Our data suggest a decreased rate of decay toward the completion of an episode, an observation that initially seems counterintuitive. Mathematical models of HIV-1 decay during antiretroviral therapy document differential decay kinetics of virus in different cellular compartments [19
]. In the case of HSV, the cytotoxic immune response effectively clears infected epidermal cells. If decay of remaining free virus is slower than that of infected cells, viral decay rate may decrease after infected cells are no longer present.
Episode prolongation is an important strategy used by HSV-2, presumably to enhance transmission, because likelihood of transmission is probably a function of shedding frequency and quantity. Prolonged episodes are associated with higher peak copy number [1
], and increased inoculum at time of coitus is likely to correlate with higher probability of transmission. It is therefore an important finding of our study that prolonged episodes often have nonmonotonic decay or re-expansion, of virus.
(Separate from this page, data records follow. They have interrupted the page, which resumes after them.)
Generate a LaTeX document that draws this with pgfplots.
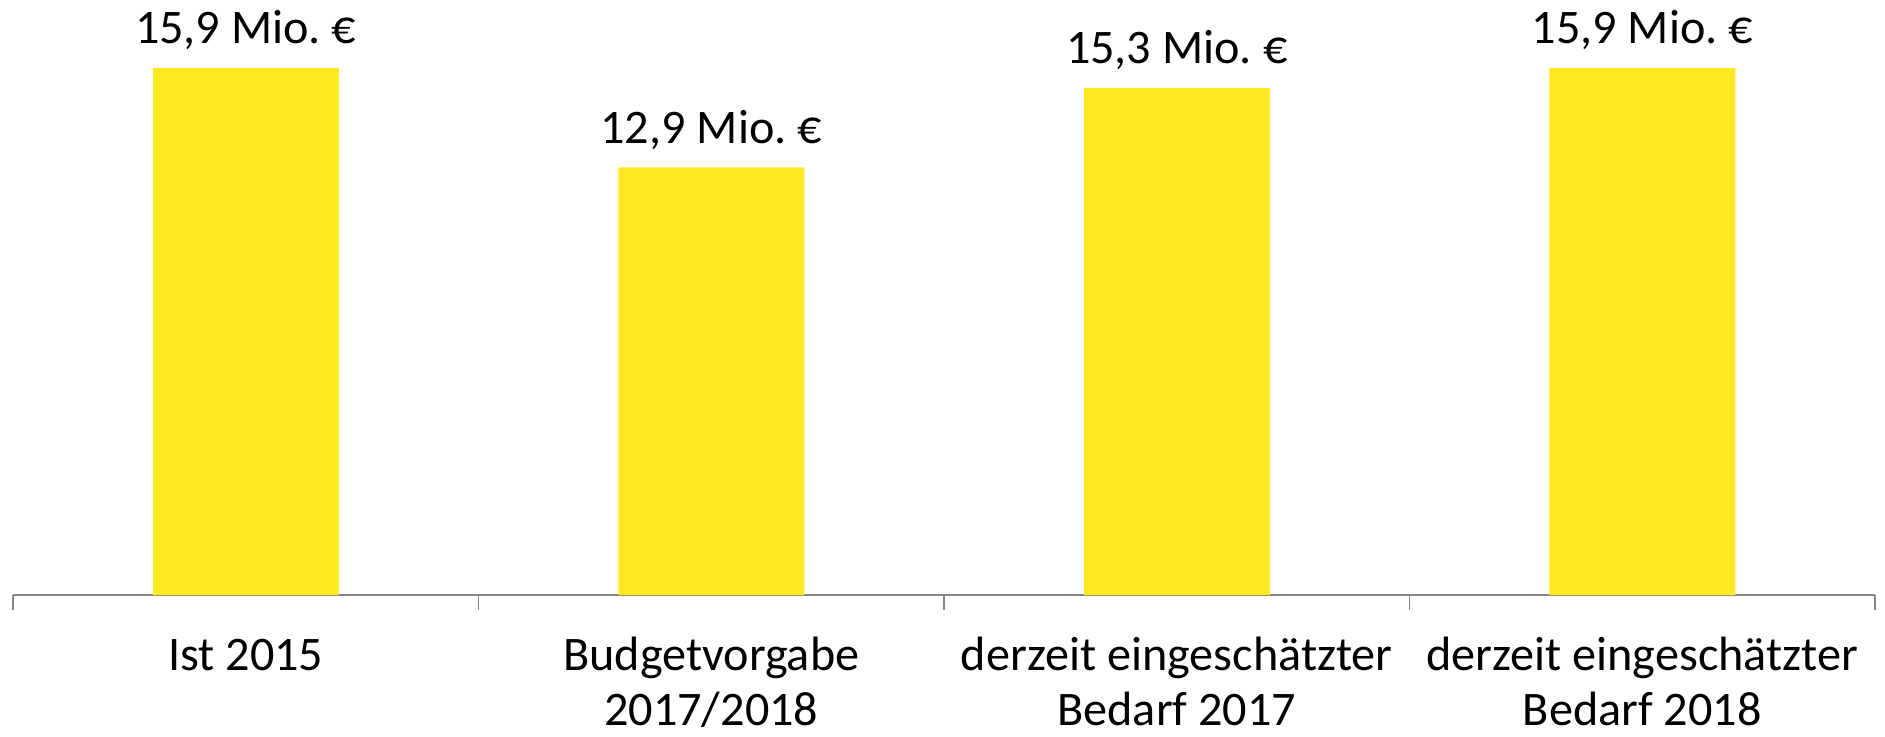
\documentclass[border=0pt]{standalone}
\usepackage{fontspec}
\setmainfont{Carlito}
\usepackage{pgfplots}
\pgfplotsset{compat=1.18}
\definecolor{baryellow}{RGB}{255,233,32}
\definecolor{axgray}{RGB}{134,134,134}
\begin{document}
\begin{tikzpicture}
\path[use as bounding box] (-6.5pt,-70.5pt) rectangle (936pt,297.5pt);
\begin{axis}[
  at={(0pt,0pt)}, anchor=south west,
  scale only axis,
  width=931pt, height=297.5pt,
  xmin=-0.5, xmax=3.5,
  ymin=0, ymax=17.95,
  clip=false,
  axis y line=none,
  axis x line*=bottom,
  x axis line style={draw=axgray, line width=0.75pt, -},
  xtick={0,1,2,3},
  xticklabels={{\strut Ist 2015},{\strut Budgetvorgabe\\2017/2018},{\strut derzeit eingeschätzter\\Bedarf 2017},{\strut derzeit eingeschätzter\\Bedarf 2018}},
  major tick length=0pt,
  minor xtick={-0.5,0.5,1.5,2.5,3.5},
  minor tick length=7.5pt,
  tick align=outside,
  minor tick style={draw=axgray, line width=0.75pt},
  xticklabel style={font=\fontsize{24.1}{27.5}\selectfont, align=center, anchor=north, inner sep=0pt, yshift=-18.4pt},
  ytick=\empty,
  point meta=explicit symbolic,
  nodes near coords,
  every node near coord/.append style={font=\fontsize{24.1}{27.5}\selectfont, anchor=base, yshift=12pt, inner sep=0pt, text=black},
]
\addplot[ybar, bar width=93pt, fill=baryellow, draw=none] coordinates {
  (0,15.9) [15,9 Mio.~€]
  (1,12.9) [12,9 Mio.~€]
  (2,15.3) [15,3 Mio.~€]
  (3,15.9) [15,9 Mio.~€]
};
\end{axis}
\end{tikzpicture}
\end{document}
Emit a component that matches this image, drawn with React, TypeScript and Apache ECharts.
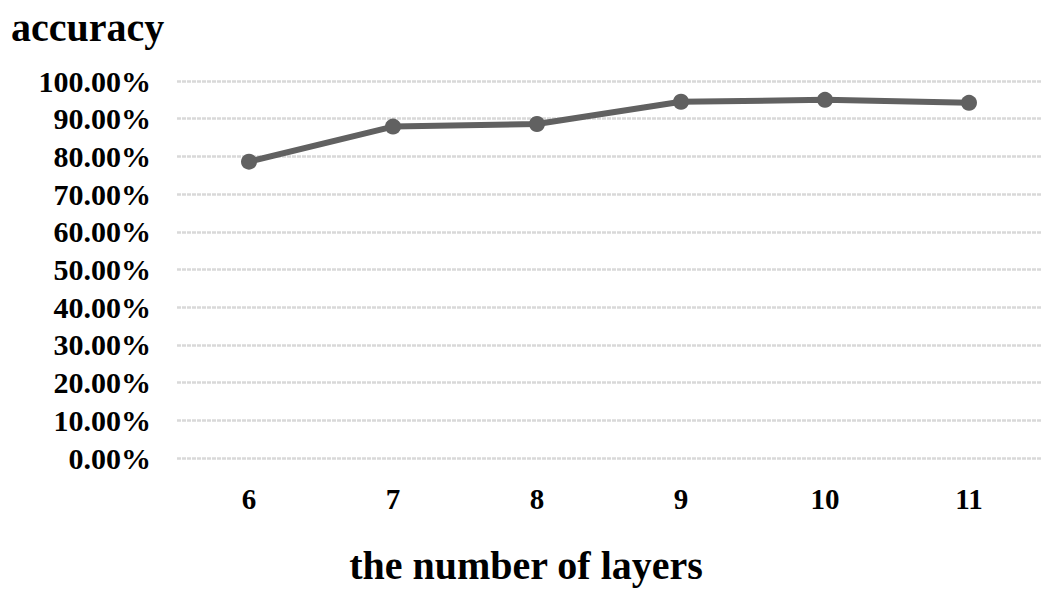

Mechanisms of viral re-expansion during an episode are not currently understood. One hypothesis for re-expansion proposed for acute influenza infection is that antiviral cytokines fail to clear all infected cells of a given plaque and have a short half-life in tissue, allowing for bimodal episodes [22
]. Similarly, with HSV-2 infection, local innate immune mechanisms may be inadequate, because acquired immune cells must arrive from external sites to achieve episode containment. Alternatively, the common appearance of secondary crops of vesicles during prolonged HSV-2 infection recurrences [9
] suggests that new plaque formation at spatially distinct sites (via cell-free particles or separate neuronal reactivations) may allow for evasion of the localized immune response. The recent findings that HSV-2 is commonly detected throughout the genital tract during focal genital lesions and that maximum genomic copy number is associated with wider spatial spread support the hypothesis that HSV-2 infects new sites to avoid an intense but highly localized immune response at the primary plaque of infection [30
An important limitation of our study is that sampling occurred every 24 hours. In studies using swabs every 6 hours, 2 of 3 HSV-2 infection episodes lasted <24 hours; median duration was 13 hours rather than 3 days [1
]. Brief episodes are largely asymptomatic and peak at low HSV DNA copy numbers. Therefore, our study overestimates proportion of episodes with high copy number, long duration, and associated lesions. Moreover, our data are from studies in which participants performed mixed swabs of the anogenital tract. We believe that episodes might be shorter and without re-expansion if we localized swabs to single vesicles in lesions. Finally, we measured viral quantity with use of genome equivalent copies, a more sensitive method than viral isolation; prior studies indicate that high DNA copy numbers correlate with presence of infectious viral particles [2
Detailed examination of HSV-2 shedding episodes reveals a remarkable compromise between virus and host immunity. Viral replication and spread is explosive during the initial hours after episode initiation because of infection of a single epithelial cell. Nevertheless, in immunocompetent hosts, immune cells clear all episodes and the majority of episodes are terminated in <5 days. Most shedding is asymptomatic, and most recurrences, although a clinical nuisance, are not harmful to the infected host. Nevertheless, the cumulative effect of these episodes is that virus is present for enough of the time to facilitate transmission after relatively few coital acts [31
], which in turn explains high worldwide seroprevalence [32
]. Therefore, frequent, highly dynamic shedding episodes are an extremely effective strategy for HSV-2.